When I was a little kid, the period between Thanksgiving and Christmas seem interminable. The night before Christmas, I would lie in my little bed listening to the wind and admiring the glow of Christmas lights shining through my window. I would try hard not to think of our sparkling tree, the special foods my mother had been preparing, Santa and, most of all, the presents. Instead, I would review the Christmas story as told in the Gospels, trying not to think about all the issues I had with it: Mary and Joseph plodding through a hot, sandy desert towards Bethlehem to pay their taxes, sweating and thirsty.
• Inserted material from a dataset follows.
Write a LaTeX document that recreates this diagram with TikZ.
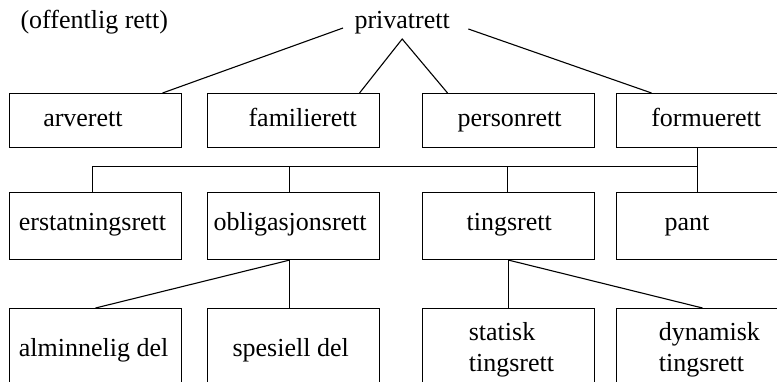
\documentclass[tikz,border=0pt]{standalone}
\usepackage{fontspec}
\setmainfont{Liberation Serif}
\begin{document}
\begin{tikzpicture}[x=1pt,y=-1pt,
  line width=1.1pt,
  font=\fontsize{26}{31.7}\selectfont,
  box/.style={draw, rectangle, inner sep=0pt, anchor=north west, minimum width=172pt},
  rowa/.style={box, minimum height=54pt},
  rowb/.style={box, minimum height=67pt},
  rowc/.style={box, minimum height=100pt},
  lbl/.style={inner sep=0pt, anchor=base west}]
\useasboundingbox (0,0) rectangle (777,381);
\clip (0,0) rectangle (777,381);

% header
\node[lbl] (off) at (20,28) {(offentlig rett)};
\node[lbl] (priv) at (354,28) {privatrett};

% first level
\node[rowa] (arv)  at (9,93)   {};
\node[rowa] (fam)  at (207,93) {};
\node[rowa] (pers) at (422,93) {};
\node[rowa] (form) at (616,93) {};
\node[lbl] (arvL)  at (42.7,126) {arverett};
\node[lbl] (famL)  at (248,126)  {familierett};
\node[lbl] (persL) at (457,126)  {personrett};
\node[lbl] (formL) at (650.7,126) {formuerett};

% second level
\node[rowb] (erst) at (9,192)   {};
\node[rowb] (obl)  at (207,192) {};
\node[rowb] (ting) at (422,192) {};
\node[rowb] (pant) at (616,192) {};
\node[lbl] (erstL) at (18.3,230) {erstatningsrett};
\node[lbl] (oblL)  at (213,230)  {obligasjonsrett};
\node[lbl] (tingL) at (466,230)  {tingsrett};
\node[lbl] (pantL) at (664,230)  {pant};

% third level
\node[rowc] (alm)  at (9,308)   {};
\node[rowc] (spes) at (207,308) {};
\node[rowc] (stat) at (422,308) {};
\node[rowc] (dyn)  at (616,308) {};
\node[lbl] (almL)  at (18.3,356) {alminnelig del};
\node[lbl] (spesL) at (232,356)  {spesiell del};
\node[lbl, align=left] (statL) at (468.3,371.7) {statisk\\tingsrett};
\node[lbl, align=left] (dynL)  at (658.3,371.7) {dynamisk\\tingsrett};

% connectors from privatrett
\coordinate (pL) at ([xshift=-11pt]priv.base west);
\coordinate (pR) at ([shift={(18pt,-1pt)}]priv.base east);
\coordinate (pA) at ([yshift=-11pt]priv.base);
\draw (pL) -- ([xshift=67pt]arv.north);
\draw ([xshift=66pt]fam.north) -- (pA) -- ([xshift=-61pt]pers.north);
\draw (pR) -- ([xshift=-51pt]form.north);

% bus below formuerett
\coordinate (bus)   at (0,166.5);
\coordinate (formB) at ([xshift=-5pt]form.south);
\coordinate (erstT) at ([xshift=-3pt]erst.north);
\coordinate (oblT)  at ([xshift=-4pt]obl.north);
\coordinate (tingT) at ([xshift=-1pt]ting.north);
\coordinate (pantT) at ([xshift=-5pt]pant.north);
\draw (formB) -- (pantT);
\draw (erstT) |- (formB |- bus);
\draw (oblT) -- (oblT |- bus);
\draw (tingT) -- (tingT |- bus);

% obligasjonsrett and tingsrett subdivisions
\coordinate (oblB) at ([xshift=-4pt]obl.south);
\draw (oblB) -- (alm.north);
\draw (oblB) -- (oblB |- spes.north);
\draw (ting.south) -- (stat.north);
\draw (ting.south) -- (dyn.north);
\end{tikzpicture}
\end{document}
I hated hot weather and bugs; deserts were unappealing places to me. In the 1950’s, no one discussed pregnancy, I decided Mary was too big and heavy to ride on that poor little donkey in the pictures I saw in Sunday School.
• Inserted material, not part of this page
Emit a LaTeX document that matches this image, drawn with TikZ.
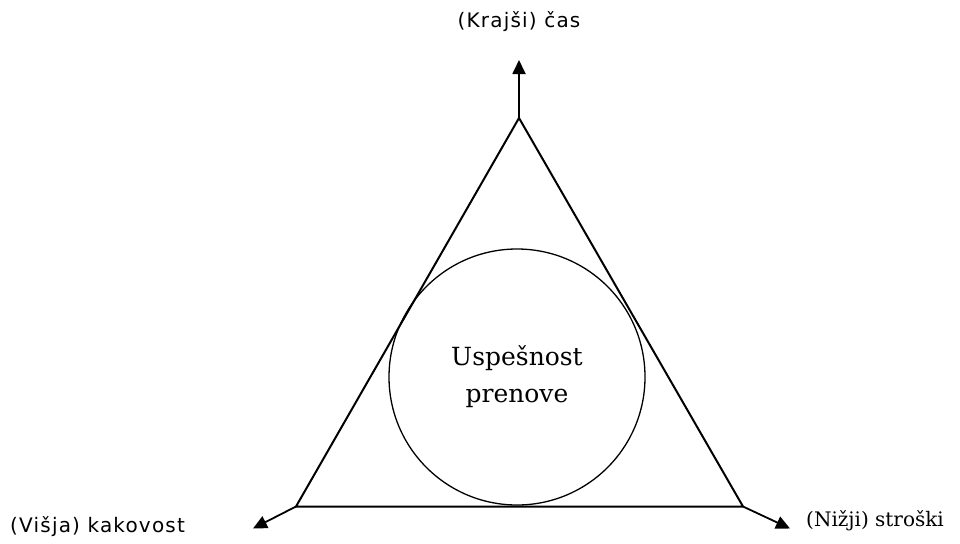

By the time Jesus was born the shepherds were already there, standing around. But who was watching their sheep? In the carols we sang, it got really cold and there was even snow, but when the Wise Men finally showed up, only one of them brought something sort of useful: gold (at least now they could pay their taxes.) The other two brought frankincense and myrrh, both some types of perfume, even though Jesus was a boy! I wasn’t too keen on camels, either, having ridden one at the Bronx Zoo. I knew they often bite you and spit. I did like the star and the angel choirs, but the part about everyone having to go home by a different route to avoid being captured by King Herod terrified me. I had read the part about him killing off all the little kids two and under in spite. So, on those last days before December 25th, although I tried to think about the Christmas story, I inevitably ended up falling asleep dreaming of sugar plumbs and presents rather than God’s gift lying in the manger, wrapped in whatever “swaddling clothes” were.
I’m mostly grown up now and the winter solstice reminds me that time truly speeds up as the old year (and one’s lifespan) ends. Although over two-thousand years have passed since that birth, the Middle East is still a dangerous place for children. This year, Bethlehem, itself, is closed to tourists due to the on-going war between Hamas and Israel. Herod, himself, would be surprised at all the children under two years of age who continue to be murdered, both Jewish and Palestinian.
These last few nights before Christmas, I will lie in bed and think of the Christmas story, but I will also think about gifts. I will say a prayer of thanks to the two individuals whose deaths and subsequent gifts of their corneas allow me to see the faces in the cars as well as those of the people I love. May everyone’s days, regardless of their length, be merry and bright, and thoughtful and kind.